Blood Of The Earth by Don Pendleton
My rating: 4 of 5 stars
Published in 1999, this is the first of the "newer" Mack Bolan books I have read. I tried and honestly enjoyed a handful of the OG Mack Bolan books from 1972 and 1973 (books 11-15), so I crossed my fingers and jumped ahead to #246, hoping and expecting opposite things. It defied my expectations, though, and I think this book is even better that the old ones. To keep the series going, Mack Bolan had to broaden out from attacking the Mafia, and now he works for the government, taking on bad guys around the world. In this one, he's on a Pacific island where oil is discovered, protecting US interests from deadly guys working for shady Japanese and French investors.

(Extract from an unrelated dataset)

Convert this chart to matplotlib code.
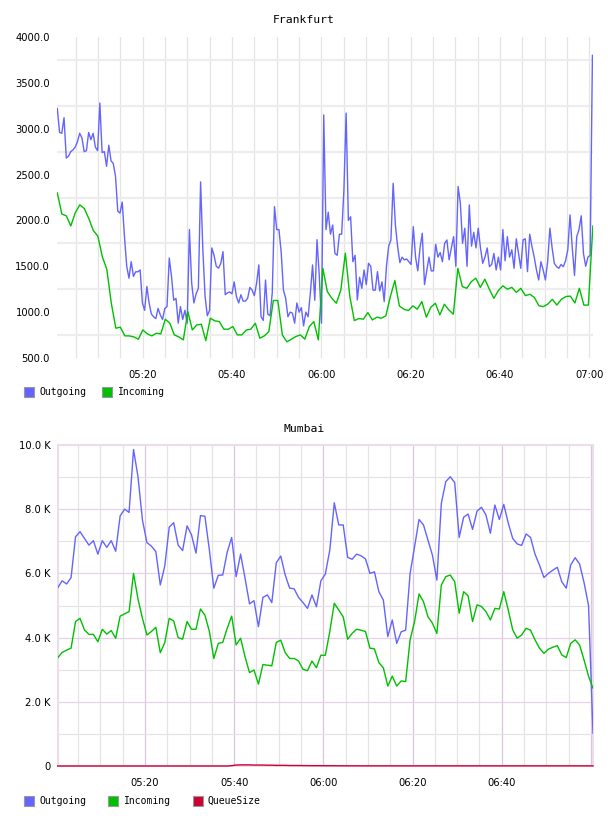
import numpy as np
import matplotlib
matplotlib.use("Agg")
import matplotlib.pyplot as plt
from matplotlib.patches import Rectangle
from matplotlib.ticker import FixedLocator

# ---------------- data ----------------
time_labels = ["05:20", "05:40", "06:00", "06:20", "06:40", "07:00"]
time_ticks = [20, 40, 60, 80, 100, 120]          # minutes after 05:00

# Frankfurt, Outgoing (30 s samples, ~05:01 .. 07:01)
fra_out = [
    3220, 2960, 2950, 3120, 2680, 2700, 2750, 2770, 2800, 2860,
    2950, 2900, 2750, 2760, 2960, 2880, 2950, 2800, 2760, 3280,
    2740, 2750, 2590, 2820, 2650, 2620, 2480, 2100, 2080, 2200,
    1820, 1500, 1370, 1550, 1390, 1440, 1440, 1460, 1100, 1020,
    1280, 1100, 980, 950, 930, 1040, 970, 920, 1040, 1060,
    1590, 1390, 1130, 1150, 880, 1060, 920, 1020, 880,
    1900, 1320, 1100, 1200, 1260, 2420, 1680, 1170, 960, 1020,
    1700, 1620, 1500, 1480, 1530, 1660, 1190, 1210, 1220, 1200,
    1330, 1170, 1100, 1190, 1120, 1120, 1150, 1270, 1240, 1180,
    1315, 1515, 950, 910, 1350, 980, 960, 1210, 2150, 1900,
    1900, 1650, 1240, 1150, 950, 1000, 990, 880, 1100, 1000,
    1050, 850, 1000, 950, 1200, 1515, 1130, 1790, 1400, 880,
    3150, 1900, 2090, 1850, 1950, 1640, 1620, 1850, 1850, 2330,
    3170, 2000, 2040, 1550, 1620, 1133, 1380, 1260, 1460, 1300,
    1533, 1500, 1240, 1240, 1442, 1230, 1330, 1115, 1500, 1720,
    1787, 2405, 1950, 1714, 1540, 1600, 1569, 1580, 1550, 1520,
    1932, 1600, 1450, 1700, 1860, 1300, 1450, 1600, 1450, 1450,
    1740, 1600, 1650, 1550, 1750, 1787, 1570, 1700, 1823, 1500,
    2370, 2190, 1750, 1915, 1500, 2169, 1720, 1870, 1700, 1915,
    1700, 1533, 1600, 1700, 1496, 1520, 1640, 1460, 1600, 1460,
    1900, 1560, 1823, 1600, 1680, 1478, 1800, 1640, 1478, 1787,
    1800, 1442, 1850, 1715, 1600, 1460, 1351, 1550, 1460, 1351,
    1550, 1915, 1700, 1530, 1496, 1478, 1520, 1496, 1560, 1680,
    2060, 1700, 1400, 1823, 1900, 2050, 1640, 1500, 1600, 1620,
    3800,
]

# Frankfurt, Incoming (1 min samples)
fra_in = [
    2300, 2070, 2050, 1940, 2085, 2170, 2130, 2020, 1890, 1830,
    1605, 1467, 1097, 825, 836, 741, 741, 730, 705, 806,
    763, 741, 770, 763, 923, 879, 752, 730, 697, 1006,
    806, 861, 868, 690, 934, 905, 897, 814, 814, 843,
    752, 752, 806, 814, 879, 716, 741, 788, 1127, 1127,
    752, 676, 705, 734, 752, 705, 843, 897, 697,
    1478, 1224, 1151, 1097, 1242, 1642, 1170, 908, 930, 923,
    995, 915, 945, 934, 960, 1170, 1344, 1068, 1032, 1017,
    1068, 1032, 1115, 945, 1054, 1097, 970, 1086, 1024, 977,
    1478, 1278, 1260, 1333, 1370, 1270, 1360, 1250, 1151, 1235,
    1287, 1250, 1270, 1215, 1260, 1180, 1195, 1160, 1070, 1060,
    1088, 1140, 1077, 1140, 1170, 1175, 1100, 1260, 1077, 1077,
    1940,
]

# Mumbai (1 min samples, values in thousands)
mum_out = [
    5.55, 5.77, 5.67, 5.87, 7.14, 7.30, 7.09, 6.88, 7.02, 6.60,
    7.02, 6.81, 7.02, 6.69, 7.79, 8.00, 7.90, 9.86, 9.01, 7.66,
    6.96, 6.85, 6.68, 5.64, 6.23, 7.44, 7.58, 6.88, 6.71, 7.48,
    7.20, 6.63, 7.80, 7.78, 6.73, 5.54, 5.94, 5.95, 6.66, 7.12,
    5.90, 6.60, 5.85, 5.05, 5.15, 4.34, 5.25, 5.33, 5.09, 6.33,
    6.54, 5.95, 5.54, 5.52, 5.25, 5.09, 4.91, 5.33, 4.96, 5.77,
    5.98, 6.73, 8.20, 7.51, 7.51, 6.50, 6.44, 6.60, 6.55, 6.45,
    6.00, 6.05, 5.43, 5.17, 4.03, 4.55, 3.82, 4.18, 4.23, 6.00,
    6.83, 7.68, 7.51, 7.04, 6.57, 5.79, 8.18, 8.86, 9.01, 8.83,
    7.12, 7.75, 7.85, 7.37, 7.94, 8.06, 7.82, 7.25, 8.13, 7.68,
    8.15, 7.57, 7.09, 6.92, 6.87, 7.23, 7.12, 6.60, 6.26, 5.87,
    6.00, 6.10, 6.19, 5.74, 5.54, 6.26, 6.49, 6.29, 5.71, 5.00,
    1.02,
]
mum_in = [
    3.37, 3.54, 3.61, 3.67, 4.50, 4.60, 4.24, 4.10, 4.10, 3.87,
    4.26, 4.11, 4.22, 3.98, 4.67, 4.74, 4.81, 6.00, 5.20, 4.60,
    4.08, 4.19, 4.32, 3.53, 3.84, 4.60, 4.52, 4.00, 3.95, 4.50,
    4.26, 4.26, 4.89, 4.70, 4.19, 3.35, 3.82, 3.85, 4.29, 4.67,
    3.77, 3.98, 3.40, 2.91, 2.99, 2.55, 3.16, 3.14, 3.12, 3.85,
    3.92, 3.53, 3.35, 3.35, 3.27, 3.01, 2.97, 3.27, 3.06, 3.45,
    3.45, 4.19, 5.07, 4.86, 4.65, 3.95, 4.13, 4.26, 4.23, 4.19,
    3.67, 3.65, 3.22, 3.06, 2.49, 2.80, 2.49, 2.65, 2.63, 3.93,
    4.50, 5.36, 5.12, 4.65, 4.45, 4.13, 5.64, 5.90, 5.95, 5.74,
    4.76, 5.43, 5.30, 4.50, 5.02, 4.97, 4.81, 4.55, 4.91, 4.89,
    5.43, 4.86, 4.24, 3.98, 4.08, 4.29, 4.23, 3.93, 3.67, 3.51,
    3.64, 3.70, 3.75, 3.46, 3.38, 3.82, 3.93, 3.77, 3.30, 2.80,
    2.42,
]
mum_queue = [0.0] * 39 + [
    0.010, 0.030, 0.035, 0.035, 0.035, 0.030, 0.030, 0.030, 0.025, 0.025,
    0.020, 0.020, 0.020, 0.015, 0.015, 0.015, 0.012, 0.012, 0.010, 0.010,
    0.010, 0.008, 0.008, 0.008, 0.006, 0.006, 0.005, 0.005, 0.005, 0.005,
] + [0.004] * 52

fra_yticks = [500, 1000, 1500, 2000, 2500, 3000, 3500, 4000]
fra_ygrid = [750, 1250, 1750, 2250, 2750, 3250, 3750]
mum_yticks = [0, 2, 4, 6, 8, 10]
mum_ylabels = ["0", "2.0 K", "4.0 K", "6.0 K", "8.0 K", "10.0 K"]

# ---------------- style ----------------
C_OUT = "#6464ff"
C_IN = "#00c000"
C_Q = "#cc0033"
W, H = 608, 816

fig = plt.figure(figsize=(W / 100, H / 100), dpi=100)
fig.patch.set_facecolor("white")

def px_rect(l, t, r, b):
    return [l / W, 1 - b / H, (r - l) / W, (b - t) / H]

tick_font = dict(family="DejaVu Sans", size=7.2)
mono = "DejaVu Sans Mono"

# ---------- Frankfurt ----------
ax1 = fig.add_axes(px_rect(57, 37, 593, 358))
x_out = np.linspace(0.9, 120.7, len(fra_out))
x_in = np.linspace(0.9, 120.8, len(fra_in))
ax1.plot(x_out, fra_out, color=C_OUT, lw=1.0, zorder=3)
ax1.plot(x_in, fra_in, color=C_IN, lw=1.0, zorder=4)
ax1.set_xlim(0.83, 120.83)
ax1.set_ylim(500, 4000)
ax1.set_xticks(time_ticks)
ax1.set_xticklabels(time_labels, **tick_font)
ax1.set_yticks(fra_yticks)
ax1.set_yticklabels([f"{v:.1f}" for v in fra_yticks], **tick_font)
ax1.grid(False)
for t in range(5, 121, 5):
    ax1.axvline(t, color="#e4e4e4", lw=0.9, zorder=1)
for g in fra_ygrid:
    ax1.axhline(g, color="#ededed", lw=1.6, zorder=1)
for s in ax1.spines.values():
    s.set_visible(False)
ax1.tick_params(axis="both", which="both", length=0)
ax1.tick_params(axis="x", pad=9)
ax1.tick_params(axis="y", pad=5)
fig.text(0.5, 1 - 20 / H, "Frankfurt", ha="center", va="center",
         family=mono, size=8.2)

# ---------- Mumbai ----------
ax2 = fig.add_axes(px_rect(57.7, 445, 593, 766))
ax2.plot(0.45 + np.arange(len(mum_out)), mum_out, color=C_OUT, lw=1.0, zorder=3)
ax2.plot(0.45 + np.arange(len(mum_in)), mum_in, color=C_IN, lw=1.0, zorder=4)
ax2.plot(0.45 + np.arange(len(mum_queue)), mum_queue, color=C_Q, lw=1.0,
         zorder=5, clip_on=False)
ax2.set_xlim(0.45, 120.45)
ax2.set_ylim(0, 10)
ax2.set_xticks(time_ticks[:-1])
ax2.set_xticklabels(time_labels[:-1], **tick_font)
ax2.set_yticks(mum_yticks)
ax2.set_yticklabels(mum_ylabels, **tick_font)
for t in range(5, 121, 5):
    major = (t % 20 == 0)
    ax2.axvline(t, color="#dcc4dc" if major else "#e4e4e4", lw=0.9, zorder=1)
for g in range(1, 10):
    major = (g % 2 == 0)
    ax2.axhline(g, color="#e8d0e8" if major else "#e4e4e4", lw=0.9, zorder=1)
for s in ax2.spines.values():
    s.set_color("#ecdcec")
    s.set_linewidth(1.5)
ax2.tick_params(axis="both", which="both", length=0)
ax2.tick_params(axis="x", pad=9)
ax2.tick_params(axis="y", pad=5)
fig.text(0.5, 1 - 429 / H, "Mumbai", ha="center", va="center",
         family=mono, size=8.2)

# ---------- legends ----------
def legend_item(x_sq, x_txt, yc, color, label):
    fig.add_artist(Rectangle((x_sq / W, 1 - (yc + 5) / H), 10 / W, 10 / H,
                             transform=fig.transFigure, facecolor=color,
                             edgecolor="#999999", lw=0.8))
    fig.text(x_txt / W, 1 - yc / H, label, ha="left", va="center",
             family=mono, size=7)

legend_item(24, 39, 392, C_OUT, "Outgoing")
legend_item(102, 118, 392, C_IN, "Incoming")
legend_item(24, 39, 800.5, C_OUT, "Outgoing")
legend_item(108, 124, 800.5, C_IN, "Incoming")
legend_item(193, 207, 800.5, C_Q, "QueueSize")

fig.savefig("out.png", dpi=100)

There are a bunch of these books, literally hundreds, across a range of related series, and as a result they are more or less like episodes in a long-running tv show, or maybe more like comic books, coming out 1 or 2 times a month. You don't expect it to be cinematic, and it's not. Nor do you expect it to sound like literary fiction, and it doesn't. But it is well plotted and conceived, following the norms and expectations of the genre, reading something like an unknown but pretty decent action movie buried deep in Netflix. And it is well written, with great pacing and strong action scenes, as it is penned by someone who makes their living doing this, someone who knows how to make installment #246 in a long-running series somehow interesting and exciting and worth coming back to over a series of days. I give the author a lot of credit. I'd be psyched to have his career.
This keeps my experiment with pulp fiction going, and I've got a few more coming in the mail that I'm super curious about. So we'll see. I'll keep everyone up to date.